I've just done that with a BCT8. It's probably not quite a discriminator tap but it sure makes the audio sound a lot better and it works for pocsag, satellite pix and other digital stuff.

You'll need an RCA phono socket chassis mount with a nut and two washers, about 6" of fine insulated wire and an electrolytic capacitor 10uF 16volts.

Take the bottom cover off and disconnect the speaker by pulling on the white plastic connector and release the wire from the loop of black plastic coated metal..

You'll need an RCA phono socket chassis mount with a nut and two washers, about 6" of fine insulated wire and an electrolytic capacitor 10uF 16volts.

On the bottom right hand side below the D connector there is just space to drill a 1/4" hole to take the socket, the two washers and the nut. If you are really lucky, the bracket underneath will jam against one the flats on the nut and you can tighten it very well with a pair of multi-grips. There is no need for the grounding solder tag. Cover the PC board with a paper towel and put grease on the drill bit to catch the swarf. I prefer to drill a small pilot hole then open it up with a tapered reamer.
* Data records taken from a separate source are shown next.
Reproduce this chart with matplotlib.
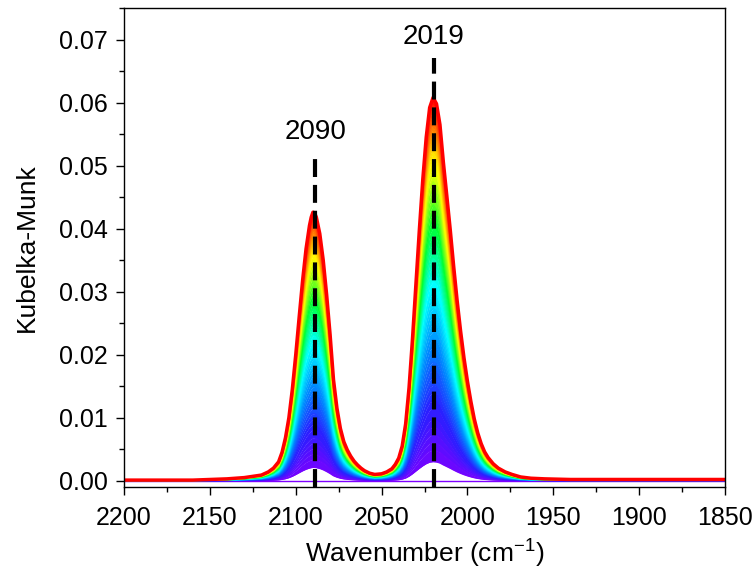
import numpy as np
import matplotlib
matplotlib.use("Agg")
import matplotlib.pyplot as plt
from matplotlib.colors import LinearSegmentedColormap
from matplotlib.ticker import MultipleLocator, FormatStrFormatter

# final (most intense) spectrum
wavenumber = [2200, 2180, 2160, 2150, 2140, 2130, 2125, 2120, 2116, 2113,
              2110, 2108, 2106, 2104, 2102, 2100, 2098, 2096, 2094, 2092,
              2091, 2090, 2089, 2088, 2086, 2084, 2082, 2080, 2078, 2076,
              2074, 2072, 2070, 2068, 2066, 2064, 2062, 2060, 2057, 2054,
              2050, 2047, 2044, 2042, 2040, 2038, 2036, 2034, 2032, 2030,
              2028, 2026, 2024, 2022, 2020, 2018, 2016, 2014, 2012, 2010,
              2008, 2006, 2004, 2002, 2000, 1998, 1996, 1994, 1992, 1990,
              1988, 1985, 1982, 1978, 1974, 1969, 1963, 1955, 1940, 1900,
              1850]
km_final = [0.0001, 0.0001, 0.0001, 0.0002, 0.0003, 0.0005, 0.0007, 0.0009, 0.0014, 0.0020,
            0.0030, 0.0045, 0.0068, 0.0100, 0.0145, 0.0200, 0.0260, 0.0318, 0.0368, 0.0405,
            0.0418, 0.0426, 0.0425, 0.0418, 0.0392, 0.0350, 0.0295, 0.0232, 0.0160, 0.0115,
            0.0083, 0.0062, 0.0049, 0.0039, 0.0031, 0.0025, 0.0020, 0.0016, 0.0012, 0.0010,
            0.0011, 0.0014, 0.0019, 0.0026, 0.0036, 0.0055, 0.0090, 0.0148, 0.0225, 0.0312,
            0.0398, 0.0478, 0.0545, 0.0592, 0.0608, 0.0598, 0.0565, 0.0505, 0.0452, 0.0398,
            0.0340, 0.0286, 0.0238, 0.0195, 0.0158, 0.0126, 0.0098, 0.0076, 0.0059, 0.0046,
            0.0037, 0.0027, 0.0020, 0.0014, 0.0010, 0.0006, 0.0004, 0.0003, 0.0002, 0.0002,
            0.0002]

# relative intensity of each recorded spectrum (first -> last)
growth = [0.0, 0.05, 0.08, 0.10, 0.12, 0.14, 0.16, 0.19, 0.21, 0.23,
          0.25, 0.27, 0.29, 0.31, 0.33, 0.35, 0.37, 0.39, 0.41, 0.43,
          0.45, 0.47, 0.49, 0.52, 0.54, 0.56, 0.58, 0.60, 0.62, 0.64,
          0.66, 0.68, 0.70, 0.72, 0.74, 0.76, 0.78, 0.80, 0.82, 0.84,
          0.855, 0.87, 0.88, 0.89, 0.90, 0.91, 0.92, 0.93, 0.94, 0.95,
          0.96, 0.97, 0.98, 0.99, 1.0]

peak_pos = [2088.5, 2019.5]
peak_top = [0.052, 0.067]
peak_labels = ["2090", "2019"]

plt.rcParams['font.family'] = ['Liberation Sans', 'DejaVu Sans']
plt.rcParams['mathtext.fontset'] = 'custom'
plt.rcParams['mathtext.rm'] = 'Liberation Sans'

cmap = LinearSegmentedColormap.from_list(
    "origin_rainbow",
    ["#7f00ff", "#2a1fff", "#0088ff", "#00ffff", "#00ff30",
     "#ffff00", "#ff8000", "#ff0000"])

x = np.array(wavenumber)
yf = np.array(km_final)
n = len(growth)

fig = plt.figure(figsize=(7.52, 5.73), dpi=100)
ax = fig.add_axes([0.165, 0.15, 0.799, 0.836])

prev = None
for i, g in enumerate(growth):
    c = cmap(i / (n - 1))
    y = g * yf
    if prev is not None and i >= 2:
        ax.fill_between(x, prev, y, color=c, lw=0)
    lw = 2.5 if i == n - 1 else 1.0
    ax.plot(x, y, color=c, lw=lw)
    prev = y

# dashed peak markers
for p, top, lab in zip(peak_pos, peak_top, peak_labels):
    ax.plot([p, p], [-0.001, top], color='k', lw=3, ls=(0, (4.3, 1.9)),
            clip_on=False, zorder=5)
    ax.text(p, top + 0.0013, lab, ha='center', va='bottom', fontsize=20)

ax.set_xlim(2200, 1850)
ax.set_ylim(-0.001, 0.075)
ax.xaxis.set_major_locator(MultipleLocator(50))
ax.xaxis.set_minor_locator(MultipleLocator(25))
ax.yaxis.set_major_locator(MultipleLocator(0.01))
ax.yaxis.set_minor_locator(MultipleLocator(0.005))
ax.yaxis.set_major_formatter(FormatStrFormatter('%.2f'))
ax.tick_params(which='major', direction='out', length=6, width=1, labelsize=18)
ax.tick_params(axis='x', which='major', pad=8)
ax.tick_params(axis='y', which='major', pad=6)
ax.tick_params(which='minor', direction='out', length=3.5, width=1)
for s in ax.spines.values():
    s.set_linewidth(1)

ax.set_xlabel('Wavenumber (cm$^{\\mathregular{-1}}$)', fontsize=19, labelpad=4)
ax.set_ylabel('Kubelka-Munk', fontsize=19, labelpad=14)

fig.savefig('out.png', dpi=100)
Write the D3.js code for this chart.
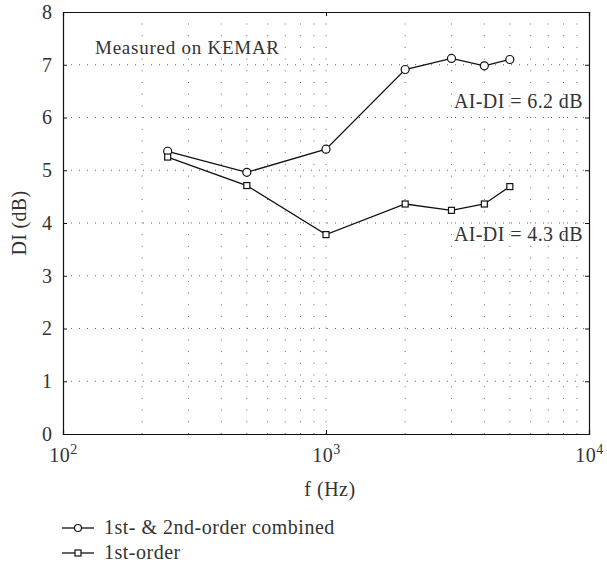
<!DOCTYPE html>
<html>
<head>
<meta charset="utf-8">
<script src="https://cdn.jsdelivr.net/npm/d3@7"></script>
<style>
  body { margin: 0; background: #fff; }
</style>
</head>
<body>
<div class="chart"></div>
<script>
var svgWidth = 607;
var svgHeight = 565;

// data
var freqs = [250, 500, 1000, 2000, 3000, 4000, 5000];
var combined = [5.36, 4.96, 5.40, 6.91, 7.12, 6.98, 7.10];
var firstOrder = [5.25, 4.71, 3.78, 4.36, 4.24, 4.36, 4.69];
var xMajor = [100, 1000, 10000];
var xMinor = [200, 300, 400, 500, 600, 700, 800, 900, 2000, 3000, 4000, 5000, 6000, 7000, 8000, 9000];
var yTicks = [0, 1, 2, 3, 4, 5, 6, 7, 8];
var seriesNames = ["1st- & 2nd-order combined", "1st-order"];

var INK = "#333";

var margin = { top: 12, right: 18, bottom: 131, left: 63 };
var width = svgWidth - margin.left - margin.right;
var height = svgHeight - margin.top - margin.bottom;

var svg = d3.select(".chart")
  .append("svg")
  .attr("width", svgWidth)
  .attr("height", svgHeight)
  .attr("font-family", "Liberation Serif");

var chartGroup = svg.append("g")
  .attr("transform", `translate(${margin.left}, ${margin.top})`);

var x = d3.scaleLog().domain([100, 10000]).range([0, width]);
var y = d3.scaleLinear().domain([0, 8]).range([height, 0]);

function label(sel, size, spacing) {
  return sel.attr("font-family", "Liberation Serif")
    .attr("font-size", size)
    .attr("letter-spacing", spacing || 0)
    .attr("fill", INK);
}

// dotted grid
chartGroup.selectAll(".vgrid")
  .data(xMinor.concat([1000]))
  .enter()
  .append("line")
  .attr("x1", d => x(d)).attr("x2", d => x(d))
  .attr("y1", height).attr("y2", 0)
  .attr("stroke", "#666")
  .attr("stroke-width", 1)
  .attr("stroke-dasharray", "1,10.7");

chartGroup.selectAll(".hgrid")
  .data(yTicks.slice(1, -1))
  .enter()
  .append("line")
  .attr("x1", 0).attr("x2", width)
  .attr("y1", d => y(d)).attr("y2", d => y(d))
  .attr("stroke", "#666")
  .attr("stroke-width", 1)
  .attr("stroke-dasharray", "1,7");

// axes
var bottomAxis = d3.axisBottom(x).tickValues(xMajor).tickSize(-4).tickFormat("");
var topAxis = d3.axisTop(x).tickValues(xMajor).tickSize(-4).tickFormat("");
var leftAxis = d3.axisLeft(y).tickValues(yTicks).tickSize(-4).tickPadding(11);
var rightAxis = d3.axisRight(y).tickValues(yTicks).tickSize(-4).tickFormat("");

var gx = chartGroup.append("g").attr("transform", `translate(0, ${height})`).call(bottomAxis);
var gt = chartGroup.append("g").call(topAxis);
var gy = chartGroup.append("g").call(leftAxis);
var gr = chartGroup.append("g").attr("transform", `translate(${width}, 0)`).call(rightAxis);
[gx, gt, gy, gr].forEach(g => g.attr("font-family", "Liberation Serif"));

chartGroup.selectAll(".domain").attr("stroke", "#111").attr("stroke-width", 1.2);
chartGroup.selectAll(".tick line").attr("stroke", "#111");

label(gy.selectAll("text"), 20);

// 10^n labels
gx.selectAll(".tick").each(function (d) {
  var t = label(d3.select(this).append("text"), 20, 0.5)
    .attr("y", 28)
    .attr("text-anchor", "middle");
  t.append("tspan").text("10");
  t.append("tspan").attr("dy", -8).attr("font-size", 14).text(Math.round(Math.log10(d)));
});

// lines and markers
var line = d3.line()
  .x((d, i) => x(freqs[i]))
  .y(d => y(d));

[combined, firstOrder].forEach(function (s) {
  chartGroup.append("path")
    .datum(s)
    .attr("d", line)
    .attr("fill", "none")
    .attr("stroke", "#111")
    .attr("stroke-width", 1.3);
});

chartGroup.selectAll(".circ")
  .data(combined)
  .enter()
  .append("circle")
  .attr("cx", (d, i) => x(freqs[i]))
  .attr("cy", d => y(d))
  .attr("r", 4)
  .attr("fill", "#fff")
  .attr("stroke", "#111")
  .attr("stroke-width", 1.2);

chartGroup.selectAll(".sq")
  .data(firstOrder)
  .enter()
  .append("rect")
  .attr("x", (d, i) => x(freqs[i]) - 3)
  .attr("y", d => y(d) - 3)
  .attr("width", 6)
  .attr("height", 6)
  .attr("fill", "#fff")
  .attr("stroke", "#111")
  .attr("stroke-width", 1.2);

// annotations
label(chartGroup.append("text"), 19, 0.75)
  .attr("x", 32).attr("y", 42)
  .text("Measured on KEMAR");

label(chartGroup.append("text"), 20, 0.4)
  .attr("x", width - 6).attr("y", 96)
  .attr("text-anchor", "end")
  .text("AI-DI = 6.2 dB");

label(chartGroup.append("text"), 20, 0.4)
  .attr("x", width - 6).attr("y", 229)
  .attr("text-anchor", "end")
  .text("AI-DI = 4.3 dB");

// axis titles
label(chartGroup.append("text"), 20, 0.3)
  .attr("transform", "rotate(-90)")
  .attr("x", 0 - y(4))
  .attr("y", -37)
  .attr("text-anchor", "middle")
  .text("DI (dB)");

label(chartGroup.append("text"), 20, 0.5)
  .attr("x", x(1000) + 4)
  .attr("y", height + 62)
  .attr("text-anchor", "middle")
  .text("f (Hz)");

// legend
var legend = svg.append("g").attr("transform", "translate(62, 528)");
seriesNames.forEach(function (name, i) {
  var g = legend.append("g").attr("transform", `translate(0, ${i * 25})`);
  g.append("line").attr("x1", 0).attr("x2", 32).attr("y1", 0).attr("y2", 0)
    .attr("stroke", "#111").attr("stroke-width", 1.3);
  if (i === 0) {
    g.append("circle").attr("cx", 16).attr("cy", 0).attr("r", 3.5)
      .attr("fill", "#fff").attr("stroke", "#111").attr("stroke-width", 1.2);
  } else {
    g.append("rect").attr("x", 13).attr("y", -3).attr("width", 6).attr("height", 6)
      .attr("fill", "#fff").attr("stroke", "#111").attr("stroke-width", 1.2);
  }
  label(g.append("text"), 20, 0.5)
    .attr("x", 42).attr("y", 6)
    .text(name);
});
</script>
</body>
</html>
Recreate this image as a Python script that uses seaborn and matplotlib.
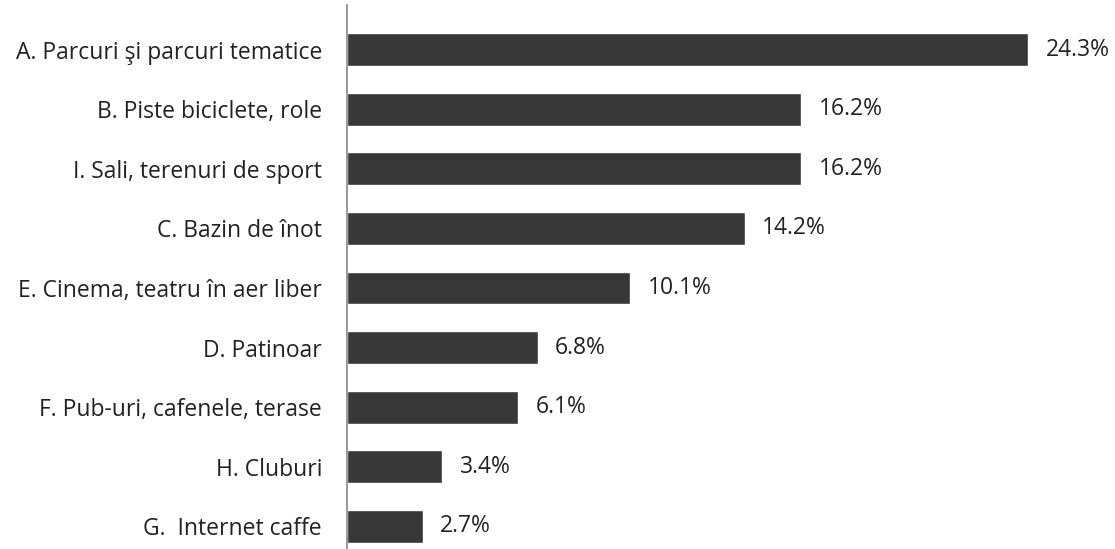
import pandas as pd
import matplotlib.pyplot as plt
import seaborn as sns

# Data
categorii = ['A. Parcuri şi parcuri tematice', 'B. Piste biciclete, role',
             'I. Sali, terenuri de sport', 'C. Bazin de înot',
             'E. Cinema, teatru în aer liber', 'D. Patinoar',
             'F. Pub-uri, cafenele, terase', 'H. Cluburi', 'G.  Internet caffe']
procente = [24.3, 16.2, 16.2, 14.2, 10.1, 6.8, 6.1, 3.4, 2.7]

df = pd.DataFrame({'categorie': categorii, 'procent': procente})

sns.set_style('white')
plt.rcParams['font.family'] = ['Open Sans', 'DejaVu Sans']

fig = plt.figure(figsize=(11.15, 5.49), dpi=100)
ax = fig.add_axes([347 / 1115, 0.0, 1 - 347 / 1115, 0.99])

sns.barplot(data=df, y='categorie', x='procent', orient='h',
            color='#383838', saturation=1, width=0.55, ax=ax)

for i, v in enumerate(procente):
    ax.text(v + 0.62, i, f'{v:.1f}%', va='center', ha='left',
            fontsize=16.5, color='#222222')

ax.set_xlim(0, 27.4)
ax.set_ylim(8.38, -0.74)
ax.set_xlabel('')
ax.set_ylabel('')
ax.set_xticks([])
ax.tick_params(axis='y', length=0, pad=18, labelsize=16.5, labelcolor='#222222')
for s in ['top', 'right', 'bottom']:
    ax.spines[s].set_visible(False)
ax.spines['left'].set_color('#888888')
ax.spines['left'].set_linewidth(1.2)

fig.savefig('out.png', dpi=100, facecolor='white')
Shorten the positive lead of the capacitor and make a loop in that lead. Shorten the negative lead and make a hook in it.Hook the negative lead to the centre tag of the nut and solder. If you want to be really professional, secure the capacitor to the side panel with non-acid cure silicon sealant.

Get a look at the square green printed circuit board attached to the back of the volume control. You'll see four solder blobs in a square, three blobs in a line and eight in a line along the edge. You're going to attach one end of your wire to the bottom one of the group of three, the one nearest the line of eight. Strip about 1/4" off the end of your wire, tin it with very little solder then cut 1/8" off. Make a very small hook in the end. Wearing your best glasses place the hook over the solder blob and heat it just enough for the solder to flow - don't add any more solder!.

Run the wire back to the capacitor, measure it's length and cut off the excess, strip the end 1/4", tin it, make a hook and solder it into the loop you made in the negative lead. Dress the wire down the side of the PC board against the metalwork. Done, inspect and test.